- **Aim**
Copy exactly the lines from the beginning of the data down to and including the line holding "d3.scaleLinear().domain([0, Math.sqrt(3)]).range([456, 383]);", without any pictures.

──────── Data lines

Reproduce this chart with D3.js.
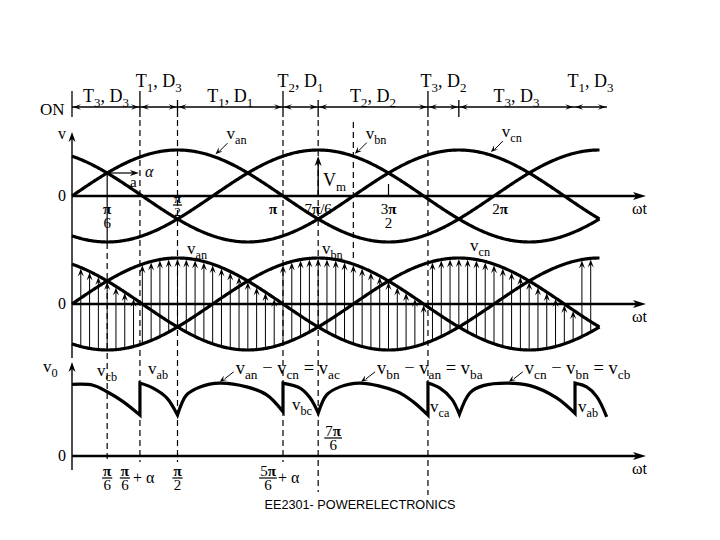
<!DOCTYPE html>
<html>
<head>
<meta charset="utf-8">
<script src="https://cdn.jsdelivr.net/npm/d3@7"></script>
<style>
body { margin: 0; background: #fff; }
text { font-family: "Liberation Serif", "Times New Roman", serif; fill: #000; }
</style>
</head>
<body>
<svg id="chart" width="720" height="540"></svg>
<script>
const WIDTH = 720;
const HEIGHT = 540;

// angles are in multiples of pi
const phaseShift = [0, 2 / 3, 4 / 3];          // van, vbn, vcn
const endAngle = 2.5;
const firingAngles = [0.322, 1.0, 1.687, 2.38]; // pi/6 + alpha
const diodeAngles = [0.5, 7 / 6, 11 / 6];
const upperPhase = [2, 0, 1, 2, 0];             // T3, T1, T2, T3, T1 -> vcn, van, vbn, vcn, van

const intervalEdges = [0, 0.322, 0.5, 1.0, 7 / 6, 1.687, 11 / 6, 2.38, 2.535];
const intervalLabels = [
    ["T", "_3", ", D", "_3"], ["T", "_1", ", D", "_3"], ["T", "_1", ", D", "_1"], ["T", "_2", ", D", "_1"],
    ["T", "_2", ", D", "_2"], ["T", "_3", ", D", "_2"], ["T", "_3", ", D", "_3"], ["T", "_1", ", D", "_3"]
];

// output voltage v0 / Vm
const vcb1 = [[0, 1.70], [0.10, 1.68], [0.164, 1.53], [0.242, 1.29], [0.322, 0.97]];
const vab1 = [[0.322, 1.73], [0.384, 1.61], [0.449, 1.38], [0.5, 0.97]];
const vac1 = [[0.5, 0.97], [0.543, 1.45], [0.607, 1.64], [0.701, 1.73], [0.828, 1.64], [0.923, 1.45], [1.0, 1.05]];
const vbc1 = [[1.0, 1.73], [1.081, 1.61], [1.128, 1.38], [1.167, 1.02]];
const vba1 = [[1.167, 1.02], [1.207, 1.45], [1.27, 1.64], [1.365, 1.73], [1.539, 1.53], [1.616, 1.29], [1.687, 0.97]];
const vca1 = [[1.687, 1.73], [1.744, 1.61], [1.80, 1.35], [1.836, 0.99]];
const vcb2 = [[1.836, 0.99], [1.886, 1.50], [1.949, 1.67], [2.06, 1.73], [2.171, 1.67], [2.297, 1.38], [2.384, 1.01]];
const vab2 = [[2.384, 1.73], [2.439, 1.64], [2.487, 1.41], [2.534, 0.93]];
const v0Segments = [vcb1, vab1, vac1, vbc1, vba1, vca1, vcb2, vab2];

const svg = d3.select("#chart");
const x = d3.scaleLinear().domain([0, 1]).range([72, 283]);
const y1 = d3.scaleLinear().domain([-1, 1]).range([242, 150]);
const y2 = d3.scaleLinear().domain([-1, 1]).range([350, 258]);
const y3 = d3.scaleLinear().domain([0, Math.sqrt(3)]).range([456, 383]);

var phase = function (i, t) {
    return Math.sin(Math.PI * (t - phaseShift[i]));
};

var head = function (g, tx, ty, angle, len, half, notch) {
    var c = Math.cos(angle), s = Math.sin(angle);
    var pts = [[0, 0], [-len, half], [-len * notch, 0], [-len, -half]].map(function (p) {
        return [tx + p[0] * c - p[1] * s, ty + p[0] * s + p[1] * c];
    });
    g.append("path").attr("d", "M" + pts.join("L") + "Z").attr("fill", "#000");
};

var seg = function (g, x1, y1_, x2, y2_, w, dash) {
    var l = g.append("line").attr("x1", x1).attr("y1", y1_).attr("x2", x2).attr("y2", y2_)
        .attr("stroke", "#000").attr("stroke-width", w);
    if (dash) l.attr("stroke-dasharray", dash);
    return l;
};

var richText = function (g, px, py, parts, size, anchor) {
    var t = g.append("text").attr("x", px).attr("y", py).attr("font-size", size)
        .attr("text-anchor", anchor || "start");
    var shift = 0;
    parts.forEach(function (p) {
        var isSub = p[0] === "_";
        var target = isSub ? size * 0.3 : 0;
        var ts = t.append("tspan").attr("dy", target - shift).text(isSub ? p.slice(1) : p);
        if (isSub) ts.attr("font-size", size * 0.72);
        shift = target;
    });
    return t;
};

var piText = function (t, str) {
    str.split(/(π)/).forEach(function (s) {
        if (!s) return;
        var ts = t.append("tspan").text(s);
        if (s === "π") ts.attr("font-weight", "bold");
    });
};

var frac = function (g, cx, yb, num, den, size, bar) {
    var n = g.append("text").attr("x", cx).attr("y", yb - 2).attr("text-anchor", "middle").attr("font-size", size);
    piText(n, num);
    var w = n.node().getComputedTextLength();
    if (bar) seg(g, cx - w / 2 - 1, yb, cx + w / 2 + 1, yb, 1.2);
    g.append("text").attr("x", cx).attr("y", yb + size * 0.82).attr("text-anchor", "middle")
        .attr("font-size", size).text(den);
};

var samples = d3.range(0, endAngle + 1e-9, 0.005);
var upperAt = function (t) {
    return upperPhase[firingAngles.filter(function (f) { return t >= f; }).length];
};

var g = svg.append("g");

// ---- conduction intervals ----
var rowY = 107;
seg(g, x(intervalEdges[0]), rowY, x(intervalEdges[intervalEdges.length - 1]), rowY, 1.3);
intervalLabels.forEach(function (lab, i) {
    var a = x(intervalEdges[i]), b = x(intervalEdges[i + 1]);
    head(g, a + 1, rowY, Math.PI, 8, 2.8, 0.6);
    head(g, b - 1, rowY, 0, 8, 2.8, 0.6);
    richText(g, (a + b) / 2, i % 2 ? 87 : 102, lab, 18, "middle");
});
intervalEdges.slice(0, 7).forEach(function (t, i) {
    var isDiode = diodeAngles.some(function (d) { return Math.abs(d - t) < 1e-6; });
    seg(g, x(t), isDiode ? 100 : 91, x(t), 117, 1.3);
});
g.append("text").attr("x", 40).attr("y", 115).attr("font-size", 17).text("ON");

// ---- dashed guides ----
var dash = "6,4";
seg(g, x(1 / 6), y1(0.5), x(1 / 6), 243, 1.2);
seg(g, x(1 / 6), 243, x(1 / 6), 462, 1.2, dash);
seg(g, x(firingAngles[0]), 120, x(firingAngles[0]), 462, 1.2, dash);
seg(g, x(diodeAngles[0]), 120, x(diodeAngles[0]), 462, 1.2, dash);
seg(g, x(firingAngles[1]), 120, x(firingAngles[1]), 462, 1.2, dash);
seg(g, x(diodeAngles[1]), 120, x(diodeAngles[1]), 492, 1.2, dash);
seg(g, x(4 / 3), 122, x(4 / 3), 262, 1.2, dash);
seg(g, x(firingAngles[2]), 120, x(firingAngles[2]), 495, 1.2, dash);

// ---- axes ----
[y1, y2, y3].forEach(function (ys) {
    seg(g, 72, ys(0), 636, ys(0), 2.6);
    head(g, 646, ys(0), 0, 13, 4, 0.75);
    richText(g, 632, ys(0) + 18, ["ωt"], 16);
    g.append("text").attr("x", 62).attr("y", ys(0) + 5).attr("text-anchor", "middle")
        .attr("font-size", 16).text("0");
});
seg(g, 72, 358, 72, 138, 1.4);
head(g, 72, 132, -Math.PI / 2, 10, 3.5, 0.7);
richText(g, 58, 139, ["v"], 16);
seg(g, 72, 470, 72, 368, 1.4);
head(g, 72, 362, -Math.PI / 2, 10, 3.5, 0.7);
richText(g, 43, 372, ["v", "_0"], 17);

// ---- panel 1: phase voltages ----
var curveLine = function (ys, i) {
    return d3.line().x(function (t) { return x(t); }).y(function (t) { return ys(phase(i, t)); })(samples);
};
[0, 1, 2].forEach(function (i) {
    g.append("path").attr("d", curveLine(y1, i)).attr("fill", "none")
        .attr("stroke", "#000").attr("stroke-width", 3.2);
});

// alpha arrow
seg(g, x(1 / 6), y1(0.5), x(firingAngles[0]) - 6, y1(0.5), 1.2);
head(g, x(firingAngles[0]) - 1, y1(0.5), 0, 9, 3, 0.7);
g.append("text").attr("x", 145).attr("y", 177).attr("font-size", 16).attr("font-style", "italic").text("α");
g.append("text").attr("x", 130).attr("y", 187).attr("font-size", 15).text("a");

// Vm arrow
seg(g, x(7 / 6), y1(0), x(7 / 6), y1(1) + 12, 1.4);
head(g, x(7 / 6), y1(1) + 6, -Math.PI / 2, 10, 3.5, 0.7);
richText(g, 323, 186, ["V", "_m"], 18);

// curve name leaders
var leaders1 = [[0.68, 0, ["v", "_an"]], [1.34, 1, ["v", "_bn"]], [1.985, 2, ["v", "_cn"]]];
leaders1.forEach(function (d) {
    var tx = x(d[0]), ty = y1(phase(d[1], d[0])) - 3;
    seg(g, tx + 12, ty - 11, tx + 4, ty - 3, 1);
    head(g, tx, ty, Math.atan2(11, -12), 7, 2.8, 0.6);
    richText(g, tx + 11, ty - 15, d[2], 17);
});

// tick labels panel 1
frac(g, x(1 / 6), 216, "π", "6", 15, false);
frac(g, x(0.5), 205, "π", "2", 13, true);
piText(g.append("text").attr("x", x(1) - 10).attr("y", 214).attr("text-anchor", "middle").attr("font-size", 15), "π");
piText(g.append("text").attr("x", x(7 / 6)).attr("y", 214).attr("text-anchor", "middle").attr("font-size", 15), "7π/6");
frac(g, x(1.5), 216, "3π", "2", 15, false);
seg(g, x(1.5), y1(0) - 12, x(1.5), y1(0), 1.2);
piText(g.append("text").attr("x", x(2) + 6).attr("y", 214).attr("text-anchor", "middle").attr("font-size", 15), "2π");

// ---- panel 2: phase voltages with conduction arrows ----
[0, 1, 2].forEach(function (i) {
    g.append("path").attr("d", curveLine(y2, i)).attr("fill", "none")
        .attr("stroke", "#000").attr("stroke-width", 3.2);
});
var arrowAngles = d3.range(1, 60).map(function (k) { return k / 24; });
arrowAngles.forEach(function (t) {
    var top = phase(upperAt(t), t);
    var bot = d3.min([0, 1, 2], function (i) { return phase(i, t); });
    seg(g, x(t), y2(bot), x(t), y2(top) + 5, 1);
    head(g, x(t), y2(top) + 1, -Math.PI / 2, 8, 3, 0.6);
});
richText(g, 187, 254, ["v", "_an"], 17);
richText(g, 322, 254, ["v", "_bn"], 17);
richText(g, 470, 251, ["v", "_cn"], 17);

// ---- panel 3: output voltage ----
var v0Line = d3.line().x(function (d) { return x(d[0]); }).y(function (d) { return y3(d[1]); })
    .curve(d3.curveCatmullRom.alpha(0.5));
var v0Path = v0Segments.map(function (s, i) {
    var p = v0Line(s);
    return i ? "L" + p.slice(1) : p;
}).join("");
g.append("path").attr("d", v0Path).attr("fill", "none").attr("stroke", "#000")
    .attr("stroke-width", 3.2).attr("stroke-linejoin", "miter");

richText(g, 97, 376, ["v", "_cb"], 17);
richText(g, 148, 374, ["v", "_ab"], 17);
richText(g, 292, 410, ["v", "_bc"], 17);
richText(g, 430, 412, ["v", "_ca"], 17);
richText(g, 578, 412, ["v", "_ab"], 17);

var leaders3 = [
    [0.70, 1.76, ["v", "_an", " − v", "_cn", " = v", "_ac"]],
    [1.37, 1.76, ["v", "_bn", " − v", "_an", " = v", "_ba"]],
    [2.07, 1.76, ["v", "_cn", " − v", "_bn", " = v", "_cb"]]
];
leaders3.forEach(function (d) {
    var tx = x(d[0]), ty = y3(d[1]);
    seg(g, tx + 14, ty - 10, tx + 5, ty - 3, 1);
    head(g, tx, ty, Math.atan2(10, -14), 7, 2.8, 0.6);
    richText(g, tx + 16, ty - 8, d[2], 18.5);
});

// bottom tick labels
frac(g, x(1 / 6), 478, "π", "6", 15, true);
frac(g, x(firingAngles[0]) - 15, 478, "π", "6", 15, true);
g.append("text").attr("x", 133).attr("y", 483).attr("font-size", 16).text("+ α");
frac(g, x(0.5), 478, "π", "2", 15, true);
frac(g, x(firingAngles[1]) - 15, 478, "5π", "6", 15, true);
g.append("text").attr("x", 278).attr("y", 483).attr("font-size", 16).text("+ α");
frac(g, x(7 / 6) + 15, 438, "7π", "6", 15, true);

// footer
svg.append("text").attr("x", 360).attr("y", 509).attr("text-anchor", "middle")
    .style("font-family", "'Liberation Sans', Arial, sans-serif").attr("font-size", 12.7)
    .text("EE2301- POWERELECTRONICS");
</script>
</body>
</html>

────────────────

- **Exercise answer**
Reproduce this chart with D3.js.
<!DOCTYPE html>
<html>
<head>
<meta charset="utf-8">
<script src="https://cdn.jsdelivr.net/npm/d3@7"></script>
<style>
body { margin: 0; background: #fff; }
text { font-family: "Liberation Serif", "Times New Roman", serif; fill: #000; }
</style>
</head>
<body>
<svg id="chart" width="720" height="540"></svg>
<script>
const WIDTH = 720;
const HEIGHT = 540;

// angles are in multiples of pi
const phaseShift = [0, 2 / 3, 4 / 3];          // van, vbn, vcn
const endAngle = 2.5;
const firingAngles = [0.322, 1.0, 1.687, 2.38]; // pi/6 + alpha
const diodeAngles = [0.5, 7 / 6, 11 / 6];
const upperPhase = [2, 0, 1, 2, 0];             // T3, T1, T2, T3, T1 -> vcn, van, vbn, vcn, van

const intervalEdges = [0, 0.322, 0.5, 1.0, 7 / 6, 1.687, 11 / 6, 2.38, 2.535];
const intervalLabels = [
    ["T", "_3", ", D", "_3"], ["T", "_1", ", D", "_3"], ["T", "_1", ", D", "_1"], ["T", "_2", ", D", "_1"],
    ["T", "_2", ", D", "_2"], ["T", "_3", ", D", "_2"], ["T", "_3", ", D", "_3"], ["T", "_1", ", D", "_3"]
];

// output voltage v0 / Vm
const vcb1 = [[0, 1.70], [0.10, 1.68], [0.164, 1.53], [0.242, 1.29], [0.322, 0.97]];
const vab1 = [[0.322, 1.73], [0.384, 1.61], [0.449, 1.38], [0.5, 0.97]];
const vac1 = [[0.5, 0.97], [0.543, 1.45], [0.607, 1.64], [0.701, 1.73], [0.828, 1.64], [0.923, 1.45], [1.0, 1.05]];
const vbc1 = [[1.0, 1.73], [1.081, 1.61], [1.128, 1.38], [1.167, 1.02]];
const vba1 = [[1.167, 1.02], [1.207, 1.45], [1.27, 1.64], [1.365, 1.73], [1.539, 1.53], [1.616, 1.29], [1.687, 0.97]];
const vca1 = [[1.687, 1.73], [1.744, 1.61], [1.80, 1.35], [1.836, 0.99]];
const vcb2 = [[1.836, 0.99], [1.886, 1.50], [1.949, 1.67], [2.06, 1.73], [2.171, 1.67], [2.297, 1.38], [2.384, 1.01]];
const vab2 = [[2.384, 1.73], [2.439, 1.64], [2.487, 1.41], [2.534, 0.93]];
const v0Segments = [vcb1, vab1, vac1, vbc1, vba1, vca1, vcb2, vab2];

const svg = d3.select("#chart");
const x = d3.scaleLinear().domain([0, 1]).range([72, 283]);
const y1 = d3.scaleLinear().domain([-1, 1]).range([242, 150]);
const y2 = d3.scaleLinear().domain([-1, 1]).range([350, 258]);
const y3 = d3.scaleLinear().domain([0, Math.sqrt(3)]).range([456, 383]);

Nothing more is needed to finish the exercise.